Neuropatia nerwu piszczelowego tylnego jest częstą przyczyną dolegliwości ze strony stopy, niestety rzadko rozpoznawaną, co utrudnia konkretne leczenie (5). Z reguły mylona jest z zapaleniem rozcięgna podeszwowego (1, 8, 10), w tym jej wtórnym objawem - ostrogą piętową (1, 8; zapraszam do wcześniejszego tekstu na ten temat), złamaniem zmęczeniowym kości piętowej, problemami dyskowymi (1, 10) i zapaleniem ścięgna Achillesa (10). Pamiętajmy - nietrafiona diagnoza własna może opóźnić powrót do systematycznego treningu tym bardziej, że wymieniane wyżej jednostki chorobowe postępowaniem rehabilitacyjnym nie usuwają prawdziwego źródła problemu. By zaoszczędzić czas warto udać się do specjalisty, by ten w kolejnych procedurach wyjaśnił tajemnicę irytującego pieczenia czy drętwienia stopy.
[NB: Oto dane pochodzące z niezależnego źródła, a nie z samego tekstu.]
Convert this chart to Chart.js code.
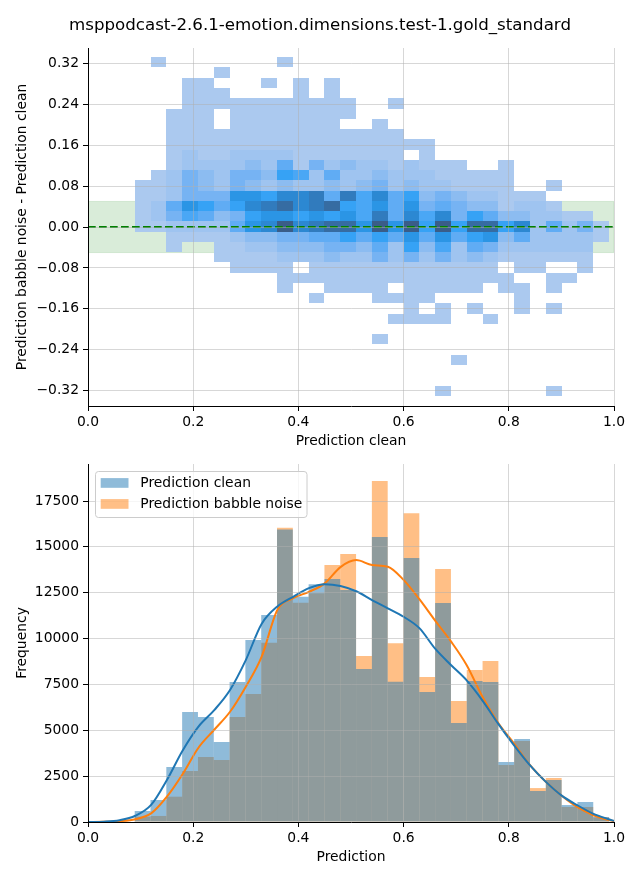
<!DOCTYPE html>
<html>
<head>
<meta charset="utf-8">
<script src="https://cdn.jsdelivr.net/npm/chart.js@4.4.1/dist/chart.umd.min.js"></script>
<style>
html,body{margin:0;padding:0;background:#fff;}
#wrap{position:relative;width:640px;height:880px;overflow:hidden;}
#c1{position:absolute;left:0;top:0;}
#c2{position:absolute;left:0;top:460px;}
</style>
</head>
<body>
<div id="wrap">
<canvas id="c1" width="640" height="460"></canvas>
<canvas id="c2" width="640" height="420"></canvas>
</div>
<script>
// ---------------- data ----------------
const figureTitle = 'msppodcast-2.6.1-emotion.dimensions.test-1.gold_standard';
const seriesNames = ['Prediction clean', 'Prediction babble noise'];

// shared x bins of both panels (Prediction clean / Prediction)
const binStart = 0.0888;
const binWidth = 0.03006;

// y bins of the 2D histogram (difference babble - clean)
const diffBinStart = -0.330;
const diffBinWidth = 0.02006;

// 2D histogram: relative count level per cell (0 = empty, 1..c = light..dark),
// one string per y bin (top bin first), 30 x bins in groups of five
const heatLevels = [
  ".1... ....1 ..... ..... ..... .....",
  "..... 1.... ..... ..... ..... .....",
  "...11 ...1. 1.1.. ..... ..... .....",
  "...11 1.... 1.1.. ..... ..... .....",
  "...11 11111 1111. .1... ..... .....",
  "..111 .1111 1111. ..... ..... .....",
  "..111 .1111 111.. 1.... ..... .....",
  "..111 11111 11111 11... ..... .....",
  "..111 11111 11111 1111. ..... .....",
  "..121 12222 11111 11.1. ..... .....",
  "..122 22325 14232 21211 1..1. .....",
  ".1243 24437 62522 32221 1111. .....",
  "11243 24323 22323 42322 1111. .1...",
  "11244 48879 9a5a6 95734 32211 1....",
  "12587 579ab 9ab76 85845 43312 21...",
  "12465 34788 78786 a5969 47533 2211.",
  "11222 2589c 9abb8 c8c7c 7bb79 25241",
  "..111 12334 45575 75858 57835 22221",
  "..1.. 11223 33443 52736 25422 2222.",
  "..... 11112 22322 42424 23211 1111.",
  "..... .1111 .1111 11111 111.1 1..1.",
  "..... ....1 11111 11111 1111. .11..",
  "..... ....1 ..111 1.111 11.11 .1...",
  "..... ..... .1... 1111. ....1 .....",
  "..... ..... ..... ..1.1 .1..1 .1...",
  "..... ..... ..... .1111 ..1.. .....",
  "..... ..... ..... ..... ..... .....",
  "..... ..... ..... 1.... ..... .....",
  "..... ..... ..... ..... ..... .....",
  "..... ..... ..... ..... 1.... .....",
  "..... ..... ..... ..... ..... .....",
  "..... ..... ..... ..... ..... .....",
  "..... ..... ..... ....1 ..... .1..."
];

const xTicks = [0, 0.2, 0.4, 0.6, 0.8, 1.0];
const diffTicks = [-0.32, -0.24, -0.16, -0.08, 0, 0.08, 0.16, 0.24, 0.32];
const freqTicks = [0, 2500, 5000, 7500, 10000, 12500, 15000, 17500];

const bandRange = [-0.05, 0.05];
const zeroLineX = [0, 1];
const zeroLineY = [0, 0];

// 1D histograms (counts per bin)
const histClean  = [600, 1200, 3000, 6000, 5720, 4360, 7630, 9920, 11280, 15950,
                    12280, 12970, 13250, 12650, 8340, 15535, 7650, 14390, 7090, 11940,
                    5400, 7690, 7630, 3270, 4520, 1690, 2290, 925, 1090, 270];
const histBabble = [290, 330, 1380, 2780, 3540, 3380, 5720, 6980, 9770, 16050,
                    11960, 12470, 14010, 14610, 9050, 18590, 9740, 16840, 7900, 13790,
                    6600, 8290, 8780, 3110, 4410, 1850, 2400, 820, 820, 250];

// KDE curves (scaled to counts)
const kdeX = [0, 0.03, 0.06, 0.09, 0.12, 0.15, 0.18, 0.21, 0.24, 0.27, 0.30, 0.33, 0.36, 0.39,
              0.42, 0.45, 0.48, 0.51, 0.54, 0.57, 0.60, 0.63, 0.66, 0.69, 0.72, 0.75, 0.78,
              0.81, 0.84, 0.87, 0.90, 0.93, 0.96, 0.99, 1.0];
const kdeClean  = [0, 20, 100, 340, 930, 2290, 3900, 5200, 6100, 7200, 8830, 10800, 11750, 12280,
                   12750, 12970, 12870, 12580, 12100, 11650, 11190, 10570, 9450, 8560, 7720, 6620, 5350,
                   4180, 3100, 2200, 1450, 920, 460, 150, 60];
const kdeBabble = [0, 10, 45, 150, 470, 1380, 2620, 4050, 5030, 6010, 7380, 9000, 11560, 12200,
                   12550, 13010, 13900, 14280, 14010, 13920, 13200, 12150, 10980, 9850, 8550, 6830, 5400,
                   4280, 3110, 2200, 1450, 820, 380, 110, 50];

// ---------------- styles ----------------
const levelColors = ['', '#abc9ef', '#9fc4f0', '#8cbcf1', '#76b3f3', '#60acf4', '#4aa7f5',
                     '#36a2f5', '#2b95e5', '#2c88d2', '#317bbd', '#366ca2', '#3a5d88'];
const gridColor = 'rgba(176,176,176,0.5)';
const FS = 13.89;

Chart.defaults.font.family = "'DejaVu Sans', sans-serif";
Chart.defaults.font.size = FS;
Chart.defaults.color = '#000';

const heatPlugin = {
  id: 'heat',
  beforeDatasetsDraw(chart) {
    const {ctx, chartArea: a, scales: {x, y}} = chart;
    ctx.save();
    ctx.beginPath();
    ctx.rect(a.left, a.top, a.right - a.left, a.bottom - a.top);
    ctx.clip();
    const yb1 = y.getPixelForValue(bandRange[1]);
    const yb0 = y.getPixelForValue(bandRange[0]);
    ctx.fillStyle = 'rgba(0,128,0,0.15)';
    ctx.fillRect(a.left, yb1, a.right - a.left, yb0 - yb1);
    ctx.strokeStyle = 'rgba(0,128,0,0.12)';
    ctx.lineWidth = 1;
    ctx.strokeRect(a.left, yb1, a.right - a.left, yb0 - yb1);
    const nRows = heatLevels.length;
    heatLevels.forEach((row, i) => {
      const j = nRows - 1 - i;
      const cells = row.replace(/ /g, '');
      for (let k = 0; k < cells.length; k++) {
        const lv = parseInt(cells[k], 16);
        if (!lv) continue;
        const x0 = Math.round(x.getPixelForValue(binStart + k * binWidth));
        const x1 = Math.round(x.getPixelForValue(binStart + (k + 1) * binWidth));
        const y0 = Math.round(y.getPixelForValue(diffBinStart + j * diffBinWidth));
        const y1 = Math.round(y.getPixelForValue(diffBinStart + (j + 1) * diffBinWidth));
        ctx.fillStyle = levelColors[lv];
        ctx.fillRect(x0, y1, x1 - x0, y0 - y1);
      }
    });
    ctx.restore();
  }
};

const suptitlePlugin = {
  id: 'suptitle',
  afterDraw(chart) {
    const ctx = chart.ctx;
    ctx.save();
    ctx.font = "16.67px 'DejaVu Sans', sans-serif";
    ctx.fillStyle = '#000';
    ctx.textAlign = 'center';
    ctx.textBaseline = 'middle';
    ctx.fillText(figureTitle, chart.width / 2, 26);
    ctx.restore();
  }
};

function roundRectPath(ctx, x, y, w, h, r) {
  ctx.beginPath();
  ctx.moveTo(x + r, y);
  ctx.lineTo(x + w - r, y);
  ctx.arcTo(x + w, y, x + w, y + r, r);
  ctx.lineTo(x + w, y + h - r);
  ctx.arcTo(x + w, y + h, x + w - r, y + h, r);
  ctx.lineTo(x + r, y + h);
  ctx.arcTo(x, y + h, x, y + h - r, r);
  ctx.lineTo(x, y + r);
  ctx.arcTo(x, y, x + r, y, r);
  ctx.closePath();
}

const legendColors = ['rgba(31,119,180,0.5)', 'rgba(255,127,14,0.5)'];
const legendPlugin = {
  id: 'boxLegend',
  afterDraw(chart) {
    const {ctx, chartArea: a} = chart;
    const x0 = a.left + 7.5, y0 = a.top + 7.5, w = 211.5, h = 46;
    ctx.save();
    roundRectPath(ctx, x0, y0, w, h, 3);
    ctx.fillStyle = 'rgba(255,255,255,0.8)';
    ctx.fill();
    ctx.strokeStyle = '#cccccc';
    ctx.lineWidth = 1;
    ctx.stroke();
    ctx.font = FS + "px 'DejaVu Sans', sans-serif";
    ctx.textBaseline = 'middle';
    ctx.textAlign = 'left';
    seriesNames.forEach((name, i) => {
      const cy = a.top + 19 + i * 21;
      ctx.fillStyle = legendColors[i];
      ctx.fillRect(a.left + 12.7, cy - 4.9, 27.8, 9.7);
      ctx.fillStyle = '#000';
      ctx.fillText(name, a.left + 52.3, cy);
    });
    ctx.restore();
  }
};

const axisCommon = (extra) => Object.assign({
  grid: {color: gridColor, lineWidth: 1, z: 1, offset: false, tickColor: '#000', tickLength: 5, tickWidth: 1},
  border: {display: true, color: '#000', width: 1, z: 2}
}, extra);

const fitX = (h) => (s) => { s.height = h; s.paddingLeft = 0; s.paddingRight = 0; };
const fitY = (w) => (s) => { s.width = w; s.paddingTop = 0; s.paddingBottom = 0; };

// ---------------- top panel ----------------
new Chart(document.getElementById('c1'), {
  type: 'line',
  data: {
    datasets: [{
      data: zeroLineX.map((v, i) => ({x: v, y: zeroLineY[i]})),
      borderColor: '#008000', borderWidth: 2, borderDash: [7.7, 3.3],
      pointRadius: 0, fill: false
    }]
  },
  options: {
    responsive: false, animation: false,
    layout: {padding: {left: 0, right: 26, top: 48, bottom: 0}},
    plugins: {legend: {display: false}, tooltip: {enabled: false}, title: {display: false}},
    scales: {
      x: axisCommon({
        type: 'linear', min: 0, max: 1, position: 'bottom',
        afterBuildTicks: s => { s.ticks = xTicks.map(v => ({value: v})); },
        afterFit: fitX(54),
        ticks: {autoSkip: false, maxRotation: 0, padding: 3, callback: v => v.toFixed(1)},
        title: {display: true, text: 'Prediction clean', padding: {top: 0, bottom: 10.7}}
      }),
      y: axisCommon({
        type: 'linear', min: -0.35, max: 0.35, position: 'left',
        afterBuildTicks: s => { s.ticks = diffTicks.map(v => ({value: v})); },
        afterFit: fitY(88),
        ticks: {autoSkip: false, padding: 4,
          callback: v => (v < 0 ? '\u2212' : '') + Math.abs(v).toFixed(2)},
        title: {display: true, text: 'Prediction babble noise - Prediction clean', padding: {top: 13.7, bottom: 0}}
      })
    }
  },
  plugins: [heatPlugin, suptitlePlugin]
});

// ---------------- bottom panel ----------------
const binCenters = histClean.map((_, k) => binStart + (k + 0.5) * binWidth);
new Chart(document.getElementById('c2'), {
  type: 'bar',
  data: {
    datasets: [
      {type: 'line', label: seriesNames[0] + ' kde', data: kdeX.map((v, i) => ({x: v, y: kdeClean[i]})),
       borderColor: '#1f77b4', borderWidth: 2, pointRadius: 0, fill: false,
       cubicInterpolationMode: 'monotone', order: -2},
      {type: 'line', label: seriesNames[1] + ' kde', data: kdeX.map((v, i) => ({x: v, y: kdeBabble[i]})),
       borderColor: '#ff7f0e', borderWidth: 2, pointRadius: 0, fill: false,
       cubicInterpolationMode: 'monotone', order: -1},
      {type: 'bar', label: seriesNames[0], data: histClean.map((v, k) => ({x: binCenters[k], y: v})),
       backgroundColor: 'rgba(31,119,180,0.5)', borderWidth: 0, barPercentage: 1, categoryPercentage: 1,
       grouped: false, inflateAmount: 0, order: 0},
      {type: 'bar', label: seriesNames[1], data: histBabble.map((v, k) => ({x: binCenters[k], y: v})),
       backgroundColor: 'rgba(255,127,14,0.5)', borderWidth: 0, barPercentage: 1, categoryPercentage: 1,
       grouped: false, inflateAmount: 0, order: 1}
    ]
  },
  options: {
    responsive: false, animation: false,
    layout: {padding: {left: 0, right: 26, top: 4, bottom: 0}},
    plugins: {legend: {display: false}, tooltip: {enabled: false}, title: {display: false}},
    scales: {
      x: axisCommon({
        type: 'linear', min: 0, max: 1, position: 'bottom', offset: false,
        afterBuildTicks: s => { s.ticks = xTicks.map(v => ({value: v})); },
        afterFit: fitX(58),
        ticks: {autoSkip: false, maxRotation: 0, padding: 3, callback: v => v.toFixed(1)},
        title: {display: true, text: 'Prediction', padding: {top: 0, bottom: 14.7}}
      }),
      y: axisCommon({
        type: 'linear', min: 0, max: 19520, position: 'left',
        afterBuildTicks: s => { s.ticks = freqTicks.map(v => ({value: v})); },
        afterFit: fitY(88),
        ticks: {autoSkip: false, padding: 4, callback: v => String(v)},
        title: {display: true, text: 'Frequency', padding: {top: 13.7, bottom: 0}}
      })
    }
  },
  plugins: [legendPlugin]
});
</script>
</body>
</html>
Początkowe badanie fizyczne obfitujące w wywiad z pacjentem (1 – pytania o choroby ogólnoustrojowe, np. cukrzyca, stosowane używki, zażywane lekarstwa powodujące neuropatie, np. kolchicyna, metronidazol, ekspozycje na metale ciężkie, wirus HIV, nadmiar witamin, choroby klimatyczne oraz choroby rodzinne, np. dyskopatie, palce młoteczkowate) powinno także skupić się na palpacji i ocenie czucia podeszwowej okolicy stopy (1, 3, 5, 9, 10), siły mięśni zginaczy krótkich stopy (1, 3, 10) oraz testach Tinela (1, 3, 5, 6, 7, 8, 10) i Phalena (1, 10). Dodatkowo lekarz może wykonać wywołujące objawy bierne zgięcie grzbietowe stopy z odwiedzeniem (1, 10) oraz analizę chodu (1, 5). Kolejnymi badaniami diagnostycznymi są zdjęcie RTG (1, 5, 6 – wykonane w pozycji obciążania stóp wyklucza złamania, konflikty stawowe, osteolity), rezonans magnetyczny (1, 3, 6, 10 – uwidacznia zmiany chorobowe w kanale, inne miejsca kompresji, zbędne masy tkankowe czy niekostne konflikty stawowe) oraz ultrasonografia (1, 5, 6 - wykrywa masy tkankowe, zapalenie błony maziowej).

Diagnostyką bezpośrednio potwierdzającą dysfunkcję na poziomie nerwu jest elektrodiagnostyka (1, 2, 3, 4, 5, 6, 7, 8, 9, 10). EMG z badaniem przewodzenia nerwowego wskazuje miejsce kompresji (4, 6) pozwalając od razu określić kierunek rehabilitacji. Jak to zwykle bywa i tu zdania są podzielone – istnieją badania, w których przynajmniej połowa przypadków TTS wskazywała prawidłowe normy w tym różnicującym teście (6).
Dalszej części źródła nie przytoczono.